BEGIN Data excerpt
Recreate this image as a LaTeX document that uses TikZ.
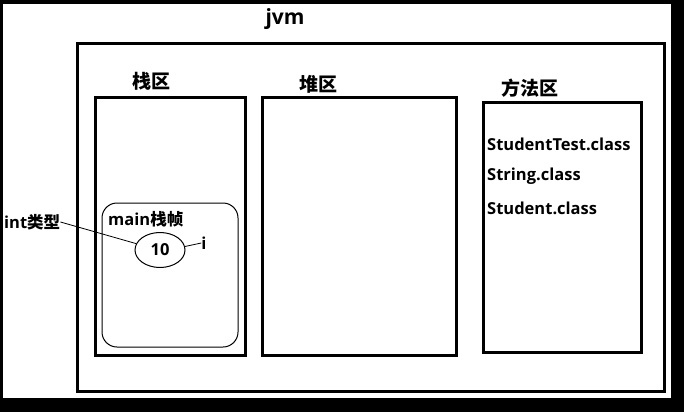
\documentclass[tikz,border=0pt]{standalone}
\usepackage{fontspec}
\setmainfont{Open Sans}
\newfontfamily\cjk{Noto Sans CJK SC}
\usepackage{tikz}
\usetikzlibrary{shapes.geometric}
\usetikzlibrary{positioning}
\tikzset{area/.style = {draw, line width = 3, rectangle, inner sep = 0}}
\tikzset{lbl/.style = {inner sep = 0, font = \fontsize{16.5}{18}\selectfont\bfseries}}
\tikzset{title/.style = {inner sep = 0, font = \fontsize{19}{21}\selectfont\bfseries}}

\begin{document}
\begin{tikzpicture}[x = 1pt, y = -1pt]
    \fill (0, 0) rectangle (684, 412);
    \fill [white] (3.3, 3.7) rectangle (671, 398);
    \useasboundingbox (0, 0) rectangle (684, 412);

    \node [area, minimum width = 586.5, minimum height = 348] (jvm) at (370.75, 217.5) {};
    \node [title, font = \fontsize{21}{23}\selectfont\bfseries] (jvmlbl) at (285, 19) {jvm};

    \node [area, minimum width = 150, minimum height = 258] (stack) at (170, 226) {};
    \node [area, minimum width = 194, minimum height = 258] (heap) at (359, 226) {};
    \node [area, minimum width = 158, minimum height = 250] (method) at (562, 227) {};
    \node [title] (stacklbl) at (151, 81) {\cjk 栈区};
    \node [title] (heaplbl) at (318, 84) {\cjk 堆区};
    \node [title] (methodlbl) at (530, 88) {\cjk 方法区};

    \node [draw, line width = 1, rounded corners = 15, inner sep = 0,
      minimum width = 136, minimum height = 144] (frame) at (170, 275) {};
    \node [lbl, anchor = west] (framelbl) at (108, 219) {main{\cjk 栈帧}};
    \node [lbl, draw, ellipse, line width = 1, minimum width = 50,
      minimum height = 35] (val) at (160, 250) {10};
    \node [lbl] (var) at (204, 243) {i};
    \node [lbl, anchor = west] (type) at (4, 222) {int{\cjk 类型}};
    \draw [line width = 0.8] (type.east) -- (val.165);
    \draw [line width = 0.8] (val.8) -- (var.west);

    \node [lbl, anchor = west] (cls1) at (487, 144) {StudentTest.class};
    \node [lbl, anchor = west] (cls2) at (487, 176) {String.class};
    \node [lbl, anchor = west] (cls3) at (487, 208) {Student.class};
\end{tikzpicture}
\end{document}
END Data excerpt
- [Task prompt] Starting with the first line of the data above and ending with the line containing "[title] (methodlbl) at", please restate every line exactly, leaving images out.

- [Solution to this exercise]
Recreate this image as a LaTeX document that uses TikZ.
\documentclass[tikz,border=0pt]{standalone}
\usepackage{fontspec}
\setmainfont{Open Sans}
\newfontfamily\cjk{Noto Sans CJK SC}
\usepackage{tikz}
\usetikzlibrary{shapes.geometric}
\usetikzlibrary{positioning}
\tikzset{area/.style = {draw, line width = 3, rectangle, inner sep = 0}}
\tikzset{lbl/.style = {inner sep = 0, font = \fontsize{16.5}{18}\selectfont\bfseries}}
\tikzset{title/.style = {inner sep = 0, font = \fontsize{19}{21}\selectfont\bfseries}}

\begin{document}
\begin{tikzpicture}[x = 1pt, y = -1pt]
    \fill (0, 0) rectangle (684, 412);
    \fill [white] (3.3, 3.7) rectangle (671, 398);
    \useasboundingbox (0, 0) rectangle (684, 412);

    \node [area, minimum width = 586.5, minimum height = 348] (jvm) at (370.75, 217.5) {};
    \node [title, font = \fontsize{21}{23}\selectfont\bfseries] (jvmlbl) at (285, 19) {jvm};

    \node [area, minimum width = 150, minimum height = 258] (stack) at (170, 226) {};
    \node [area, minimum width = 194, minimum height = 258] (heap) at (359, 226) {};
    \node [area, minimum width = 158, minimum height = 250] (method) at (562, 227) {};
    \node [title] (stacklbl) at (151, 81) {\cjk 栈区};
    \node [title] (heaplbl) at (318, 84) {\cjk 堆区};
    \node [title] (methodlbl) at (530, 88) {\cjk 方法区};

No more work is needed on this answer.